Controlling thermoelectric transport via native defects in the diamond-like semiconductors Cu2HgGeTe4 and Hg2GeTe4

Diamond like semiconductors (DLS) have emerged as candidates for thermoelectric energy conversion. Towards understanding and optimizing performance, we present a comprehensive investigation of the electronic properties of two DLS phases, quaternary Cu2HgGeTe4 and related ordered vacancy compound Hg2GeTe4, including thermodynamic stability, defect chemistry, and transport properties. To establish the thermodynamic link between the related but distinct phases, the stability region for both is visualized in chemical potential space. In spite of their similar structure and bonding, we show that the two materials exhibit reciprocal behaviors for dopability. Cu2HgGeTe4 is degenerately p-type in all environments despite its wide stability region, due to the presence of low-energy acceptor defects VCu and CuHg and is resistant to extrinsic n-type doping.
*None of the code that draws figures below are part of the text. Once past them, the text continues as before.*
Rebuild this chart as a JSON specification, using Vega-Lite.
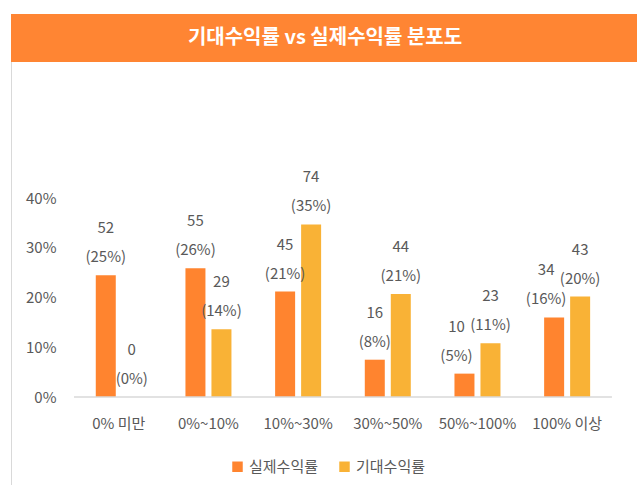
{
  "$schema": "https://vega.github.io/schema/vega-lite/v6.json",
  "background": "white",
  "autosize": {"type": "none"},
  "padding": {"left": 11, "top": 14, "right": 0, "bottom": 0},
  "width": 626,
  "height": 471,
  "config": {
    "font": "Noto Sans CJK KR",
    "view": {"stroke": "#D9D9D9", "strokeWidth": 1}
  },
  "data": {"values": [
    {"cat": "0% 미만", "series": "실제수익률", "value": 0.245, "label": "52\n(25%)"},
    {"cat": "0% 미만", "series": "기대수익률", "value": 0.0, "label": "0\n(0%)"},
    {"cat": "0%~10%", "series": "실제수익률", "value": 0.259, "label": "55\n(26%)"},
    {"cat": "0%~10%", "series": "기대수익률", "value": 0.136, "label": "29\n(14%)"},
    {"cat": "10%~30%", "series": "실제수익률", "value": 0.212, "label": "45\n(21%)"},
    {"cat": "10%~30%", "series": "기대수익률", "value": 0.347, "label": "74\n(35%)"},
    {"cat": "30%~50%", "series": "실제수익률", "value": 0.075, "label": "16\n(8%)"},
    {"cat": "30%~50%", "series": "기대수익률", "value": 0.207, "label": "44\n(21%)"},
    {"cat": "50%~100%", "series": "실제수익률", "value": 0.047, "label": "10\n(5%)"},
    {"cat": "50%~100%", "series": "기대수익률", "value": 0.108, "label": "23\n(11%)"},
    {"cat": "100% 이상", "series": "실제수익률", "value": 0.160, "label": "34\n(16%)"},
    {"cat": "100% 이상", "series": "기대수익률", "value": 0.202, "label": "43\n(20%)"}
  ]},
  "layer": [
    {
      "mark": {"type": "bar"},
      "encoding": {
        "x": {
          "field": "cat", "type": "nominal", "sort": null, "title": null,
          "scale": {"paddingInner": 0.487, "paddingOuter": 0.734, "align": 0.644},
          "axis": {"labelAngle": 0, "labelFontSize": 15, "labelColor": "#595959", "labelPadding": 19, "ticks": false, "domain": false, "grid": false, "offset": -88, "labelFont": "Noto Sans CJK KR"}
        },
        "xOffset": {
          "field": "series", "type": "nominal", "sort": ["실제수익률", "기대수익률"],
          "scale": {"paddingInner": 0.2308, "paddingOuter": 0}
        },
        "y": {
          "field": "value", "type": "quantitative", "title": null,
          "scale": {"domain": [-0.1769, 0.77], "nice": false, "zero": false},
          "axis": {"values": [0, 0.1, 0.2, 0.3, 0.4], "format": ".0%", "labelFontSize": 15, "labelColor": "#595959", "labelPadding": 18, "ticks": false, "domain": false, "grid": false, "offset": -63, "labelFont": "Noto Sans CJK KR"}
        },
        "color": {
          "field": "series", "type": "nominal",
          "sort": ["실제수익률", "기대수익률"],
          "scale": {"domain": ["실제수익률", "기대수익률"], "range": ["#FF842F", "#F9B236"]},
          "legend": {
            "title": null, "orient": "none", "direction": "horizontal",
            "legendX": 219, "legendY": 445,
            "symbolType": "square", "symbolSize": 110, "symbolStrokeWidth": 0,
            "labelFontSize": 15, "labelColor": "#595959", "columnPadding": 18, "labelFont": "Noto Sans CJK KR"
          }
        }
      }
    },
    {
      "transform": [{"filter": "!(datum.series === '실제수익률' && (datum.cat === '50%~100%' || datum.cat === '100% 이상'))"}],
      "mark": {"type": "text", "baseline": "bottom", "align": "center", "dy": -39, "fontSize": 15, "lineBreak": "\n", "lineHeight": 29, "color": "#595959", "font": "Noto Sans CJK KR"},
      "encoding": {
        "x": {"field": "cat", "type": "nominal", "sort": null},
        "xOffset": {"field": "series", "type": "nominal", "sort": ["실제수익률", "기대수익률"]},
        "y": {"field": "value", "type": "quantitative"},
        "text": {"field": "label", "type": "nominal"}
      }
    },
    {
      "transform": [{"filter": "datum.series === '실제수익률' && (datum.cat === '50%~100%' || datum.cat === '100% 이상')"}],
      "mark": {"type": "text", "baseline": "bottom", "align": "center", "dy": -39, "dx": -8, "fontSize": 15, "lineBreak": "\n", "lineHeight": 29, "color": "#595959", "font": "Noto Sans CJK KR"},
      "encoding": {
        "x": {"field": "cat", "type": "nominal", "sort": null},
        "xOffset": {"field": "series", "type": "nominal", "sort": ["실제수익률", "기대수익률"]},
        "y": {"field": "value", "type": "quantitative"},
        "text": {"field": "label", "type": "nominal"}
      }
    },
    {
      "data": {"values": [{"title": "기대수익률 vs 실제수익률 분포도"}]},
      "mark": {"type": "rect", "color": "#FF8533"},
      "encoding": {
        "y": {"datum": 0.6735, "type": "quantitative", "title": null},
        "y2": {"datum": 0.77}
      }
    },
    {
      "data": {"values": [{"title": "기대수익률 vs 실제수익률 분포도"}]},
      "mark": {"type": "text", "color": "white", "fontSize": 20, "fontWeight": "bold", "font": "Noto Sans CJK KR", "baseline": "middle", "align": "center", "dx": 1},
      "encoding": {
        "y": {"datum": 0.7218, "type": "quantitative", "title": null},
        "text": {"field": "title", "type": "nominal"}
      }
    },
    {
      "data": {"values": [{"title": "baseline"}]},
      "mark": {"type": "rule", "color": "#D9D9D9", "strokeWidth": 1.5},
      "encoding": {
        "x": {"datum": "0% 미만", "type": "nominal", "bandPosition": -0.474},
        "x2": {"datum": "100% 이상", "bandPosition": 1.474},
        "y": {"datum": 0, "type": "quantitative", "title": null}
      }
    }
  ]
}
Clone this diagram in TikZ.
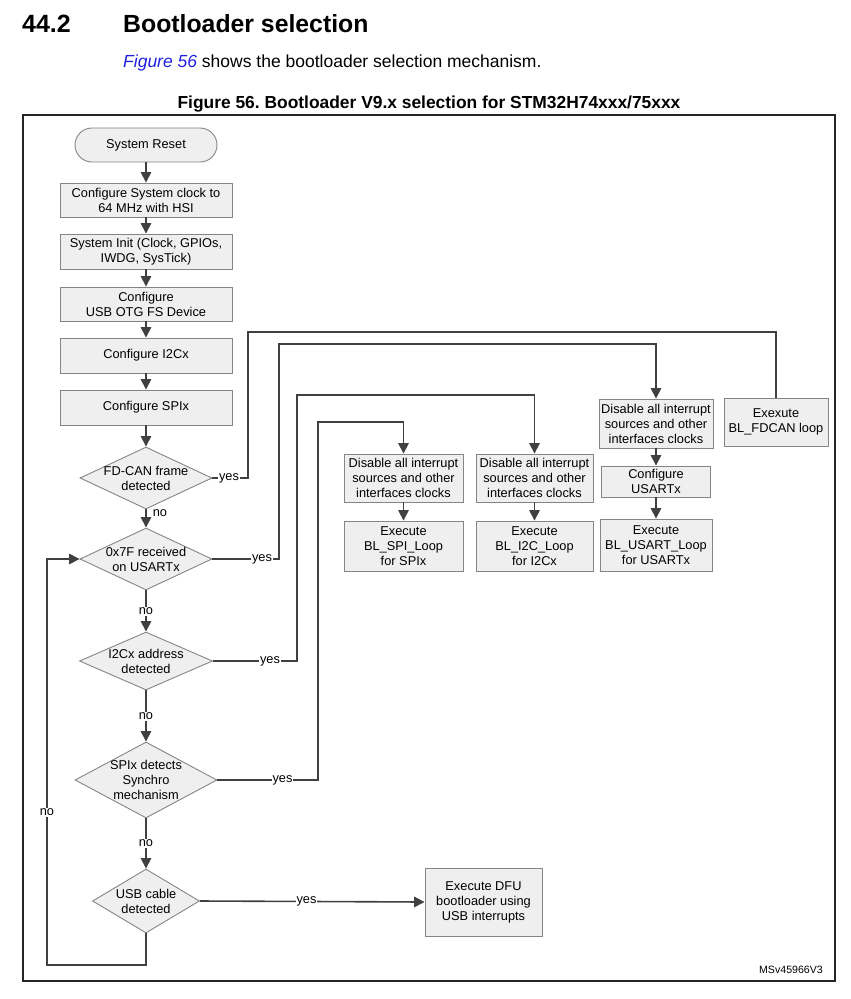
\documentclass[tikz,border=0pt]{standalone}
\usepackage{fontspec}
\setmainfont{Liberation Sans}
\usetikzlibrary{shapes.geometric,arrows.meta}
\definecolor{boxfill}{HTML}{EFEFEF}
\definecolor{boxline}{HTML}{858585}
\definecolor{conn}{HTML}{404040}
\definecolor{linkblue}{HTML}{1F1FE0}
\frenchspacing
\begin{document}
\begin{tikzpicture}[x=1pt,y=-1pt,
  txt/.style={font=\fontsize{12.8}{15}\selectfont, align=center},
  box/.style={txt, draw=boxline, fill=boxfill, line width=0.9pt, inner sep=0pt},
  dia/.style={diamond, draw=boxline, fill=boxfill, line width=0.9pt, inner sep=0pt},
  arr/.style={draw=conn, line width=1.6pt, -{Triangle[length=10.5pt,width=10.5pt]}},
  ln/.style={draw=conn, line width=1.6pt},
  lab/.style={txt, fill=white, inner sep=1pt}
]
\useasboundingbox (0,0) rectangle (851,999);
% headings
\node[anchor=base west, font=\bfseries\fontsize{25}{28}\selectfont, inner sep=0] (hnum) at (22,32) {44.2};
\node[anchor=base west, font=\bfseries\fontsize{24.8}{28}\selectfont, inner sep=0] (htitle) at (123,32) {Bootloader selection};
\node[anchor=base west, font=\fontsize{17.5}{20}\selectfont, inner sep=0] (body) at (123,67) {\textcolor{linkblue}{\itshape Figure 56} shows the bootloader selection mechanism.};
\node[anchor=base, font=\bfseries\fontsize{17.4}{20}\selectfont, inner sep=0] (cap) at (429,108) {Figure 56. Bootloader V9.x selection for STM32H74xxx/75xxx};
% frame
\draw[line width=1.3pt, draw=black!85] (23,115) rectangle (835,981);
% left column
\node[box, rounded corners=17pt, minimum width=142pt, minimum height=34pt] (reset) at (146,145) {System Reset};
\node[box, minimum width=172pt, minimum height=34pt] (clk) at (146,200) {Configure System clock to\\64 MHz with HSI};
\node[box, minimum width=172pt, minimum height=35pt] (init) at (146,251.5) {System Init (Clock, GPIOs,\\IWDG, SysTick)};
\node[box, minimum width=172pt, minimum height=34pt] (usb) at (146,304) {Configure\\USB OTG FS Device};
\node[box, minimum width=172pt, minimum height=35pt] (i2c) at (146,355.5) {Configure I2Cx};
\node[box, minimum width=172pt, minimum height=35pt] (spi) at (146,407.5) {Configure SPIx};
% diamonds
\node[dia, minimum width=132pt, minimum height=62pt] (d1) at (146,478) {};
\node[txt] (d1t) at (146,478) {FD-CAN frame\\detected};
\node[dia, minimum width=132pt, minimum height=62pt] (d2) at (146,559) {};
\node[txt] (d2t) at (146,559) {0x7F received\\on USARTx};
\node[dia, minimum width=133pt, minimum height=58pt] (d3) at (146,661) {};
\node[txt] (d3t) at (146,661) {I2Cx address\\detected};
\node[dia, minimum width=142pt, minimum height=76pt] (d4) at (146,780) {};
\node[txt] (d4t) at (146,780) {SPIx detects\\Synchro\\mechanism};
\node[dia, minimum width=107pt, minimum height=64pt] (d5) at (146,901) {};
\node[txt] (d5t) at (146,901) {USB cable\\detected};
% right boxes
\node[box, minimum width=119pt, minimum height=48pt] (spidis) at (403.5,478) {Disable all interrupt\\sources and other\\interfaces clocks};
\node[box, minimum width=119pt, minimum height=50pt] (spiexe) at (403.5,546) {Execute\\BL\_SPI\_Loop\\for SPIx};
\node[box, minimum width=117pt, minimum height=48pt] (i2cdis) at (534.5,478) {Disable all interrupt\\sources and other\\interfaces clocks};
\node[box, minimum width=117pt, minimum height=50pt] (i2cexe) at (534.5,546) {Execute\\BL\_I2C\_Loop\\for I2Cx};
\node[box, minimum width=114pt, minimum height=49pt] (usdis) at (656,423.5) {Disable all interrupt\\sources and other\\interfaces clocks};
\node[box, minimum width=109pt, minimum height=31pt] (uscfg) at (656,481.5) {Configure\\USARTx};
\node[box, minimum width=112pt, minimum height=52pt] (usexe) at (656,545) {Execute\\BL\_USART\_Loop\\for USARTx};
\node[box, minimum width=104pt, minimum height=48pt] (fdcan) at (776,422) {Exexute\\BL\_FDCAN loop};
\node[box, minimum width=117pt, minimum height=68pt] (dfu) at (483.5,902) {Execute DFU\\bootloader using\\USB interrupts};
% left column arrows
\draw[arr] (reset) -- (clk);
\draw[arr] (clk) -- (init);
\draw[arr] (init) -- (usb);
\draw[arr] (usb) -- (i2c);
\draw[arr] (i2c) -- (spi);
\draw[arr] (spi) -- (d1.north);
\draw[arr] (d1.south) -- (d2.north);
\draw[arr] (d2.south) -- (d3.north);
\draw[arr] (d3.south) -- (d4.north);
\draw[arr] (d4.south) -- (d5.north);
\node[txt, inner sep=0pt] (no1) at (160,513) {no};
\node[lab] (no2) at (146,611) {no};
\node[lab] (no3) at (146,716) {no};
\node[lab] (no4) at (146,843) {no};
% right column arrows
\draw[arr] (spidis) -- (spiexe);
\draw[arr] (i2cdis) -- (i2cexe);
\draw[arr] (usdis) -- (uscfg);
\draw[arr] (uscfg) -- (usexe);
% yes branches
\draw[ln] (d1.east) -- (248,478) -- (248,332) -- (776,332) -- (fdcan.north);
\node[lab] (y1) at (229,478) {yes};
\draw[arr] (d2.east) -- (279,559) -- (279,344) -- (656,344) -- (usdis.north);
\node[lab] (y2) at (262,559) {yes};
\draw[arr] (d3.east) -- (297,661) -- (297,395) -- (534.5,395) -- (i2cdis.north);
\node[lab] (y3) at (270,661) {yes};
\draw[arr] (d4.east) -- (318,780) -- (318,422) -- (403.5,422) -- (spidis.north);
\node[lab] (y4) at (282.5,780) {yes};
\draw[arr] (d5.east) -- (dfu.west);
\node[lab] (y5) at (306.5,901) {yes};
% loop back
\draw[arr] (d5.south) -- (146,965) -- (47,965) -- (47,559) -- (d2.west);
\node[lab] (no5) at (47,812) {no};
% id
\node[anchor=base east, font=\fontsize{10.6}{12}\selectfont, inner sep=0] (msid) at (823,973) {MSv45966V3};
\end{tikzpicture}
\end{document}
Meanwhile Hg2GeTe4 has a narrow stability region and intrinsic behavior due to the relatively high formation energy of native defects, but presents an opportunity for bi-polar doping. While these two compounds have similar structure, bonding, and chemical constituents, the reciprocal nature of their dopability emerges from significant differences in band edge positions. A Brouwer band diagram approach is utilized to visualize the role of native defects on carrier concentrations, dopability, and transport properties. This study elucidates the doping asymmetry between two solid-solution forming DLS phases Cu2HgGeTe4 and Hg2GeTe4 by revealing the defect chemistry of each compound, and suggests design strategies for defect engineering of DLS phases.